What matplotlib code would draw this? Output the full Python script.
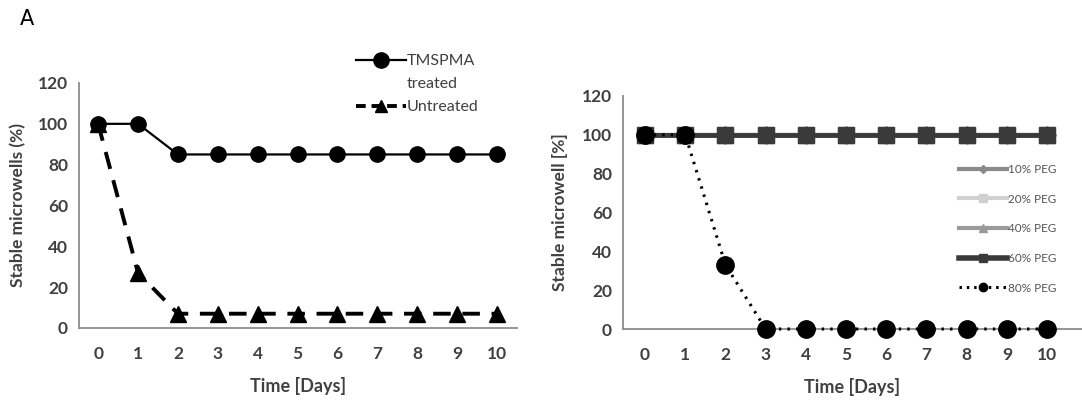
import matplotlib
matplotlib.use("Agg")
import matplotlib.pyplot as plt
from matplotlib.lines import Line2D

days = list(range(11))
tmspma = [100, 100, 85, 85, 85, 85, 85, 85, 85, 85, 85]
untreated = [100, 27, 7, 7, 7, 7, 7, 7, 7, 7, 7]

peg10 = [100] * 11
peg20 = [100] * 11
peg40 = [100] * 11
peg60 = [100] * 11
peg80 = [100, 100, 33, 0, 0, 0, 0, 0, 0, 0, 0]

yticks = [0, 20, 40, 60, 80, 100, 120]

plt.rcParams['font.family'] = ['Lato', 'DejaVu Sans']
plt.rcParams['font.weight'] = 'bold'

W, H = 1082, 400
fig = plt.figure(figsize=(W / 100, H / 100), dpi=100)
fig.patch.set_facecolor('white')

spine_c = '#8c8c8c'
tick_c = '#404040'


def style(ax):
    for s in ['top', 'right']:
        ax.spines[s].set_visible(False)
    for s in ['left', 'bottom']:
        ax.spines[s].set_color(spine_c)
        ax.spines[s].set_linewidth(1.3)
    ax.set_yticks(yticks)
    ax.set_xticks(days)
    ax.tick_params(axis='both', colors=spine_c, labelcolor=tick_c, labelsize=12.5, length=0)
    ax.tick_params(axis='y', pad=8)
    ax.tick_params(axis='x', pad=13)
    ax.set_ylim(0, 120)


# Left panel
axL = fig.add_axes([79 / W, 1 - 328 / H, (517 - 79) / W, (328 - 83) / H])
axL.set_xlim(-0.48, 10.5)
style(axL)
axL.plot(days, untreated, color='black', lw=2.8, ls=(0, (4.5, 3)), marker='^', ms=11,
         clip_on=False, zorder=3)
axL.plot(days, tmspma, color='black', lw=1.6, marker='o', ms=11, clip_on=False, zorder=4)
axL.set_ylabel('Stable microwells (%)', fontsize=12.5, fontweight='bold', color=tick_c, labelpad=8)
axL.set_xlabel('Time [Days]', fontsize=13, fontweight='bold', color=tick_c, labelpad=11)

hL = [Line2D([], [], color='black', lw=1.6, marker='o', ms=11),
      Line2D([], [], color='none', lw=0),
      Line2D([], [], color='black', lw=2.8, ls=(0, (2.5, 1.5)), marker='^', ms=9)]
legL = axL.legend(hL, ['TMSPMA', 'treated', 'Untreated'], loc='upper left',
                  bbox_to_anchor=(348 / W, 1 - 46 / H), bbox_transform=fig.transFigure,
                  frameon=False, prop={'size': 11.5, 'weight': 'normal'},
                  handlelength=3.1, handletextpad=0.1,
                  labelspacing=0.55, borderpad=0)
for t in legL.get_texts():
    t.set_color('#404040')

fig.text(20 / W, 1 - 19 / H, 'A', fontsize=15, va='center', ha='left', color='black',
         family=['DejaVu Sans'], fontweight='normal')

# Right panel
axR = fig.add_axes([623 / W, 1 - 329 / H, (1082 - 623) / W, (329 - 96) / H])
axR.set_xlim(-0.55, 10.87)
style(axR)
axR.plot(days, peg10, color='#8a8a8a', lw=3, marker='D', ms=9, clip_on=False, label='10% PEG')
axR.plot(days, peg20, color='#c8c8c8', lw=3, marker='s', ms=11, clip_on=False, label='20% PEG')
axR.plot(days, peg40, color='#9a9a9a', lw=3, marker='^', ms=12, clip_on=False, label='40% PEG')
axR.plot(days, peg60, color='#3a3a3a', lw=3.5, marker='s', ms=11, clip_on=False, label='60% PEG')
axR.plot(days, peg80, color='black', lw=2.2, ls=(0, (0.8, 2.0)), marker='o', ms=12.5,
         clip_on=False, zorder=5, label='80% PEG')
axR.set_ylabel('Stable microwell [%]', fontsize=12.5, fontweight='bold', color=tick_c, labelpad=10)
axR.set_xlabel('Time [Days]', fontsize=13, fontweight='bold', color=tick_c, labelpad=11)

hR = [Line2D([], [], color='#8a8a8a', lw=3, marker='D', ms=4),
      Line2D([], [], color='#d0d0d0', lw=3, marker='s', ms=6),
      Line2D([], [], color='#9a9a9a', lw=3, marker='^', ms=6),
      Line2D([], [], color='#3a3a3a', lw=4, marker='s', ms=6),
      Line2D([], [], color='black', lw=2.2, ls=(0, (0.8, 1.6)), marker='o', ms=6)]
legR = axR.legend(hR, ['10% PEG', '20% PEG', '40% PEG', '60% PEG', '80% PEG'],
                  loc='upper left', bbox_to_anchor=(953 / W, 1 - 158 / H),
                  bbox_transform=fig.transFigure, frameon=False,
                  prop={'size': 8.5, 'weight': 'normal'},
                  handlelength=4.1, handletextpad=0.05, labelspacing=1.58, borderpad=0)
for t in legR.get_texts():
    t.set_color('#555555')

fig.savefig('out.png', dpi=100, facecolor='white')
────
• _Written request_
Print the data above verbatim from the first line through the line holding "ax.set_ylim(0, 120)", leaving every picture out.

• _Answer in full_
What matplotlib code would draw this? Output the full Python script.
import matplotlib
matplotlib.use("Agg")
import matplotlib.pyplot as plt
from matplotlib.lines import Line2D

days = list(range(11))
tmspma = [100, 100, 85, 85, 85, 85, 85, 85, 85, 85, 85]
untreated = [100, 27, 7, 7, 7, 7, 7, 7, 7, 7, 7]

peg10 = [100] * 11
peg20 = [100] * 11
peg40 = [100] * 11
peg60 = [100] * 11
peg80 = [100, 100, 33, 0, 0, 0, 0, 0, 0, 0, 0]

yticks = [0, 20, 40, 60, 80, 100, 120]

plt.rcParams['font.family'] = ['Lato', 'DejaVu Sans']
plt.rcParams['font.weight'] = 'bold'

W, H = 1082, 400
fig = plt.figure(figsize=(W / 100, H / 100), dpi=100)
fig.patch.set_facecolor('white')

spine_c = '#8c8c8c'
tick_c = '#404040'


def style(ax):
    for s in ['top', 'right']:
        ax.spines[s].set_visible(False)
    for s in ['left', 'bottom']:
        ax.spines[s].set_color(spine_c)
        ax.spines[s].set_linewidth(1.3)
    ax.set_yticks(yticks)
    ax.set_xticks(days)
    ax.tick_params(axis='both', colors=spine_c, labelcolor=tick_c, labelsize=12.5, length=0)
    ax.tick_params(axis='y', pad=8)
    ax.tick_params(axis='x', pad=13)
    ax.set_ylim(0, 120)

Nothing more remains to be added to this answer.